* Start Dataset records *
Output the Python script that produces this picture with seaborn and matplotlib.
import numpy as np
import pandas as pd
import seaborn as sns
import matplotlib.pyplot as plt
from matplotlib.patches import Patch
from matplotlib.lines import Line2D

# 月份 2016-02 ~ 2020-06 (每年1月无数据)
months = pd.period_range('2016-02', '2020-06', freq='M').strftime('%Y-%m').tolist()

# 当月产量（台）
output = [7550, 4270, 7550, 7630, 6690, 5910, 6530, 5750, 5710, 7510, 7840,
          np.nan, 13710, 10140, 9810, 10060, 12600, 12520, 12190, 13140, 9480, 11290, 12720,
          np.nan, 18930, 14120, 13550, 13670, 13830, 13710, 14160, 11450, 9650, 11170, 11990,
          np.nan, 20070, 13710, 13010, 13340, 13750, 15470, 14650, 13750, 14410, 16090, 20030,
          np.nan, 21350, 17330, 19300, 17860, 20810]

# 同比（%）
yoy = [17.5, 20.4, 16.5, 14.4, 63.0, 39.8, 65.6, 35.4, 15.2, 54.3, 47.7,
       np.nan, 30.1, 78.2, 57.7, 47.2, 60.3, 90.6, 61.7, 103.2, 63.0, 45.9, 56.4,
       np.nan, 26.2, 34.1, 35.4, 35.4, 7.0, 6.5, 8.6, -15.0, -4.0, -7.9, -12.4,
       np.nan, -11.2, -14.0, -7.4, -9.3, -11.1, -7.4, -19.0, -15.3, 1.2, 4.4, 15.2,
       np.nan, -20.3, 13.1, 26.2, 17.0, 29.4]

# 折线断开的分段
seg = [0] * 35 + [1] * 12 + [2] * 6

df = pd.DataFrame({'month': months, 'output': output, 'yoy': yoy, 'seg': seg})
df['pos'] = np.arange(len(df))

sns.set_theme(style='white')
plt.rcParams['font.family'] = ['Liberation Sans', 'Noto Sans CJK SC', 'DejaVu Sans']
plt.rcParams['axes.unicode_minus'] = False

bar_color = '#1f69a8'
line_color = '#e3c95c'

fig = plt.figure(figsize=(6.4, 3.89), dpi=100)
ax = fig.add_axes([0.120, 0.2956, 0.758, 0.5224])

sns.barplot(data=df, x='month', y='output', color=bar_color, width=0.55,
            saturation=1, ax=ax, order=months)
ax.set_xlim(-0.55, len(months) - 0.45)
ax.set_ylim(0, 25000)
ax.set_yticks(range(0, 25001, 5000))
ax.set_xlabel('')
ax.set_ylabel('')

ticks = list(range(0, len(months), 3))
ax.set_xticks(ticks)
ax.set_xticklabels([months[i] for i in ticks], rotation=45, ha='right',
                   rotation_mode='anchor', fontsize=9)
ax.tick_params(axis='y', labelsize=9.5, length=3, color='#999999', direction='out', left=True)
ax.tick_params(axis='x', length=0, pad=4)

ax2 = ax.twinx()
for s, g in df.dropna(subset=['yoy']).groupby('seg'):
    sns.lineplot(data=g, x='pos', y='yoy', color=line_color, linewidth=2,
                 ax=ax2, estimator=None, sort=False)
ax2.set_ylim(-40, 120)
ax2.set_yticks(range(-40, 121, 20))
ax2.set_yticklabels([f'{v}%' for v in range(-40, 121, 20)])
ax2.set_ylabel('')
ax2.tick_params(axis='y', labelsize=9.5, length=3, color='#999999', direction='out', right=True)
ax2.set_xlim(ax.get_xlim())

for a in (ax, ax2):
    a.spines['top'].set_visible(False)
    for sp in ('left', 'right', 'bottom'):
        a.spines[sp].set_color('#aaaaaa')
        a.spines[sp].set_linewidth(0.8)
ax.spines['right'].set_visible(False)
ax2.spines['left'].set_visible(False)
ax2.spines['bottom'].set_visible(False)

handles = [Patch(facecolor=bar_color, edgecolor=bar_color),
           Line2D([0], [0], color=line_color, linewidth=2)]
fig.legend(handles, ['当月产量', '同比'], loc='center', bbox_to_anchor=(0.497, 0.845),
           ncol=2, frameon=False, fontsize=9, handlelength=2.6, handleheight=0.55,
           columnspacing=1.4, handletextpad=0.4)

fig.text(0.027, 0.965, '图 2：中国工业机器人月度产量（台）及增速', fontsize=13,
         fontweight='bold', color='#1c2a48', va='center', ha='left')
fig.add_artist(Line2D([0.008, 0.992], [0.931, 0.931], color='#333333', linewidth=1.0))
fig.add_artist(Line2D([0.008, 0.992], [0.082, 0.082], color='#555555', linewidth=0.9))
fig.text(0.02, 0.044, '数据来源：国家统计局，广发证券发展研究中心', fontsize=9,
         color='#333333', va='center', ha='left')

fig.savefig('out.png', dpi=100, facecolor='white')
* End Dataset records *
* Start Dataset records *
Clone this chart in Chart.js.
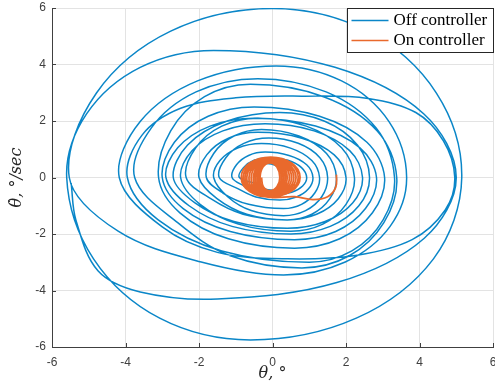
* End Dataset records *
* Start Dataset records *
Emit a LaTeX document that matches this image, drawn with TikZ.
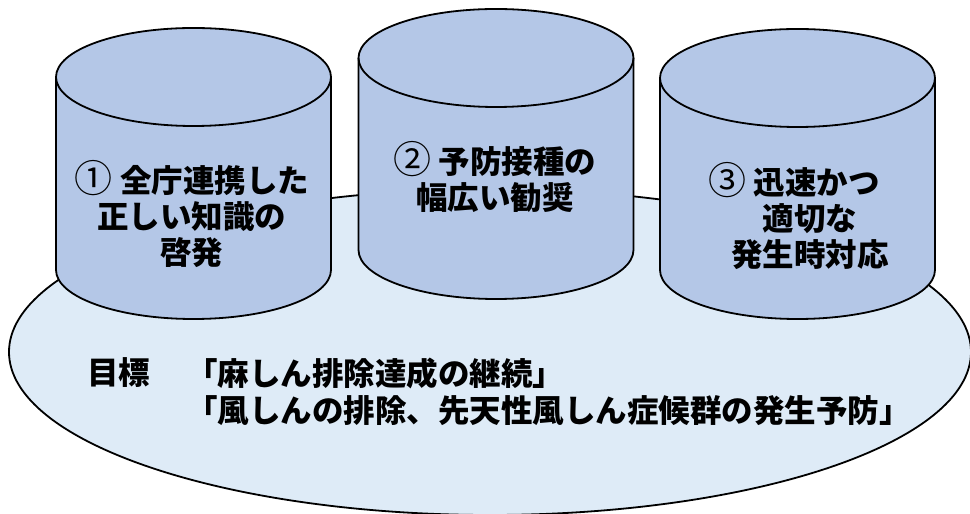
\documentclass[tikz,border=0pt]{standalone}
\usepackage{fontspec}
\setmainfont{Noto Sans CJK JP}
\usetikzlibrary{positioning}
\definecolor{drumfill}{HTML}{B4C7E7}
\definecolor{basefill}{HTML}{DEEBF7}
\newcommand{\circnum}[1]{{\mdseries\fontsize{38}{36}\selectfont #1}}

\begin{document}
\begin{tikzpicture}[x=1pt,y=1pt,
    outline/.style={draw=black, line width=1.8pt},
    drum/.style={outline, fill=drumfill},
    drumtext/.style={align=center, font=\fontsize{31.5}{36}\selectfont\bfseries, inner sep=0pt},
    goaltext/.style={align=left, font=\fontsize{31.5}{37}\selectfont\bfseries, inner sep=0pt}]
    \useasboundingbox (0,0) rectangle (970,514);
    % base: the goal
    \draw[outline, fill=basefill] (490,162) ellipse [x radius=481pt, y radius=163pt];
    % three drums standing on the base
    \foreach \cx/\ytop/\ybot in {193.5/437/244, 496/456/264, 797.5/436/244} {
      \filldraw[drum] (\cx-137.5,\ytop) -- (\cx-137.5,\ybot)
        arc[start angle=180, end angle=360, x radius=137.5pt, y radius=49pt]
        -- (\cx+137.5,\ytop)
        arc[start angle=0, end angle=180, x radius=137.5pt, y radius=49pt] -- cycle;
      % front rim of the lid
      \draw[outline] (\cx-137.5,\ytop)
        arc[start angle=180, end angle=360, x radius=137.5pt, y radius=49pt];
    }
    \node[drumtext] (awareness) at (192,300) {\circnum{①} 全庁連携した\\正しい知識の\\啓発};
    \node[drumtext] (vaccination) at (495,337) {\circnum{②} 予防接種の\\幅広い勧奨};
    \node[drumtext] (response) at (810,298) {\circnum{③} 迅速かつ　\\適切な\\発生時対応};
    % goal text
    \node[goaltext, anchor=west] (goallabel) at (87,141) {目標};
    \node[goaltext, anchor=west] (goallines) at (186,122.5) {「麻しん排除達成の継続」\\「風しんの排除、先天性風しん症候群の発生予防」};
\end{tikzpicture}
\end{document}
* End Dataset records *
* _Exercise_: Identify the lines in the entries that hold "this" and return each one.

* _Written answer_:
Output the Python script that produces this picture with seaborn and matplotlib.
Clone this chart in Chart.js.
Emit a LaTeX document that matches this image, drawn with TikZ.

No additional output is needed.